Data >>
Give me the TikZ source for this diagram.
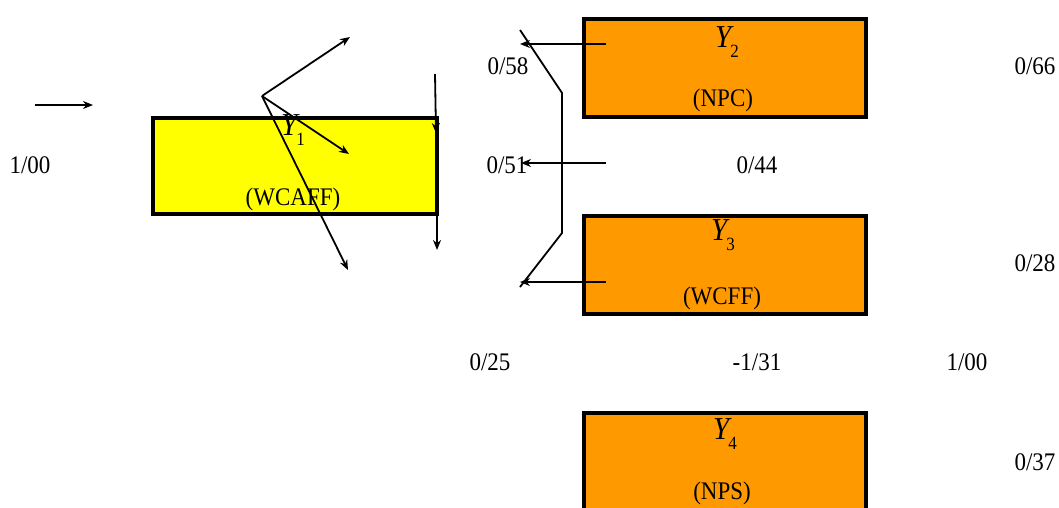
\documentclass[tikz,border=0pt]{standalone}
\usepackage{fontspec}
\setmainfont{Liberation Serif}
\usetikzlibrary{arrows.meta}
\definecolor{boxorange}{RGB}{255,153,0}
\definecolor{boxyellow}{RGB}{255,255,0}
\newcommand{\ylab}[1]{\scalebox{1}[1.1]{{\fontsize{29}{30}\selectfont\itshape Y}\kern-1pt\raisebox{-0.4em}{\fontsize{17}{17}\selectfont #1}}}
\newcommand{\tl}[1]{\scalebox{1}[1.1]{#1}}
\begin{document}
\begin{tikzpicture}[x=1pt,y=-1pt,
  box/.style={draw=black, line width=4pt, anchor=north west, inner sep=0pt, minimum width=282pt},
  lbl/.style={font=\fontsize{23}{26}\selectfont, inner sep=0pt},
  arr/.style={-{Stealth[length=10pt,width=8pt]}, line width=1.8pt},
  ln/.style={line width=1.8pt}]
\useasboundingbox (0,0) rectangle (1059,507);
\clip (0,0) rectangle (1059,507);
% boxes
\node[box, fill=boxyellow, minimum width=284pt, minimum height=96pt] (b1) at (151,116) {};
\node[box, fill=boxorange, minimum height=98pt] (b2) at (582,17) {};
\node[box, fill=boxorange, minimum height=98pt] (b3) at (582,214) {};
\node[box, fill=boxorange, minimum height=130pt] (b4) at (582,411) {};
% box labels
\node[lbl] (y1) at (293,130) {\ylab{1}};
\node[lbl] (n1) at (293,199) {\tl{(WCAFF)}};
\node[lbl] (y2) at (727,42) {\ylab{2}};
\node[lbl] (n2) at (723,100) {\tl{(NPC)}};
\node[lbl] (y3) at (723,235) {\ylab{3}};
\node[lbl] (n3) at (722,298) {\tl{(WCFF)}};
\node[lbl] (y4) at (725,434) {\ylab{4}};
\node[lbl] (n4) at (722,493) {\tl{(NPS)}};
% number labels
\node[lbl] (t100a) at (30,165) {\tl{1/00}};
\node[lbl] (t058) at (508,66) {\tl{0/58}};
\node[lbl] (t051) at (507,165) {\tl{0/51}};
\node[lbl] (t044) at (757,165) {\tl{0/44}};
\node[lbl] (t066) at (1035,66) {\tl{0/66}};
\node[lbl] (t028) at (1035,263) {\tl{0/28}};
\node[lbl] (t025) at (490,362) {\tl{0/25}};
\node[lbl] (t131) at (757,362) {\tl{-1/31}};
\node[lbl] (t100b) at (967,362) {\tl{1/00}};
\node[lbl] (t037) at (1035,462) {\tl{0/37}};
% coordinates
\coordinate (inA) at (35,105);
\coordinate (inB) at (93,105);
\coordinate (fan) at (262,96);
\coordinate (f1) at (350,37);
\coordinate (f2) at (349,154);
\coordinate (f3) at (348,270);
\coordinate (v1a) at (435,74);
\coordinate (v1b) at (436,133);
\coordinate (v2a) at (437,193);
\coordinate (v2b) at (437,250);
\coordinate (a2s) at (606,44);
\coordinate (a2e) at (520,44);
\coordinate (a0s) at (606,163);
\coordinate (a0e) at (521,163);
\coordinate (a3s) at (606,282);
\coordinate (a3e) at (520,282);
\coordinate (k1) at (520,30);
\coordinate (k2) at (562,93);
\coordinate (k3) at (562,233);
\coordinate (k4) at (520,287);
% connectors
\draw[arr] (inA) -- (inB);
\draw[arr] (fan) -- (f1);
\draw[arr] (fan) -- (f2);
\draw[arr] (fan) -- (f3);
\draw[arr] (v1a) -- (v1b);
\draw[arr] (v2a) -- (v2b);
\draw[arr] (a2s) -- (a2e);
\draw[arr] (a0s) -- (a0e);
\draw[arr] (a3s) -- (a3e);
\draw[ln] (k1) -- (k2) -- (k3) -- (k4);
\end{tikzpicture}
\end{document}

Given problem >> All of the data above should be quoted exactly, except for the pictures.

Task solution >>
Give me the TikZ source for this diagram.
\documentclass[tikz,border=0pt]{standalone}
\usepackage{fontspec}
\setmainfont{Liberation Serif}
\usetikzlibrary{arrows.meta}
\definecolor{boxorange}{RGB}{255,153,0}
\definecolor{boxyellow}{RGB}{255,255,0}
\newcommand{\ylab}[1]{\scalebox{1}[1.1]{{\fontsize{29}{30}\selectfont\itshape Y}\kern-1pt\raisebox{-0.4em}{\fontsize{17}{17}\selectfont #1}}}
\newcommand{\tl}[1]{\scalebox{1}[1.1]{#1}}
\begin{document}
\begin{tikzpicture}[x=1pt,y=-1pt,
  box/.style={draw=black, line width=4pt, anchor=north west, inner sep=0pt, minimum width=282pt},
  lbl/.style={font=\fontsize{23}{26}\selectfont, inner sep=0pt},
  arr/.style={-{Stealth[length=10pt,width=8pt]}, line width=1.8pt},
  ln/.style={line width=1.8pt}]
\useasboundingbox (0,0) rectangle (1059,507);
\clip (0,0) rectangle (1059,507);
% boxes
\node[box, fill=boxyellow, minimum width=284pt, minimum height=96pt] (b1) at (151,116) {};
\node[box, fill=boxorange, minimum height=98pt] (b2) at (582,17) {};
\node[box, fill=boxorange, minimum height=98pt] (b3) at (582,214) {};
\node[box, fill=boxorange, minimum height=130pt] (b4) at (582,411) {};
% box labels
\node[lbl] (y1) at (293,130) {\ylab{1}};
\node[lbl] (n1) at (293,199) {\tl{(WCAFF)}};
\node[lbl] (y2) at (727,42) {\ylab{2}};
\node[lbl] (n2) at (723,100) {\tl{(NPC)}};
\node[lbl] (y3) at (723,235) {\ylab{3}};
\node[lbl] (n3) at (722,298) {\tl{(WCFF)}};
\node[lbl] (y4) at (725,434) {\ylab{4}};
\node[lbl] (n4) at (722,493) {\tl{(NPS)}};
% number labels
\node[lbl] (t100a) at (30,165) {\tl{1/00}};
\node[lbl] (t058) at (508,66) {\tl{0/58}};
\node[lbl] (t051) at (507,165) {\tl{0/51}};
\node[lbl] (t044) at (757,165) {\tl{0/44}};
\node[lbl] (t066) at (1035,66) {\tl{0/66}};
\node[lbl] (t028) at (1035,263) {\tl{0/28}};
\node[lbl] (t025) at (490,362) {\tl{0/25}};
\node[lbl] (t131) at (757,362) {\tl{-1/31}};
\node[lbl] (t100b) at (967,362) {\tl{1/00}};
\node[lbl] (t037) at (1035,462) {\tl{0/37}};
% coordinates
\coordinate (inA) at (35,105);
\coordinate (inB) at (93,105);
\coordinate (fan) at (262,96);
\coordinate (f1) at (350,37);
\coordinate (f2) at (349,154);
\coordinate (f3) at (348,270);
\coordinate (v1a) at (435,74);
\coordinate (v1b) at (436,133);
\coordinate (v2a) at (437,193);
\coordinate (v2b) at (437,250);
\coordinate (a2s) at (606,44);
\coordinate (a2e) at (520,44);
\coordinate (a0s) at (606,163);
\coordinate (a0e) at (521,163);
\coordinate (a3s) at (606,282);
\coordinate (a3e) at (520,282);
\coordinate (k1) at (520,30);
\coordinate (k2) at (562,93);
\coordinate (k3) at (562,233);
\coordinate (k4) at (520,287);
% connectors
\draw[arr] (inA) -- (inB);
\draw[arr] (fan) -- (f1);
\draw[arr] (fan) -- (f2);
\draw[arr] (fan) -- (f3);
\draw[arr] (v1a) -- (v1b);
\draw[arr] (v2a) -- (v2b);
\draw[arr] (a2s) -- (a2e);
\draw[arr] (a0s) -- (a0e);
\draw[arr] (a3s) -- (a3e);
\draw[ln] (k1) -- (k2) -- (k3) -- (k4);
\end{tikzpicture}
\end{document}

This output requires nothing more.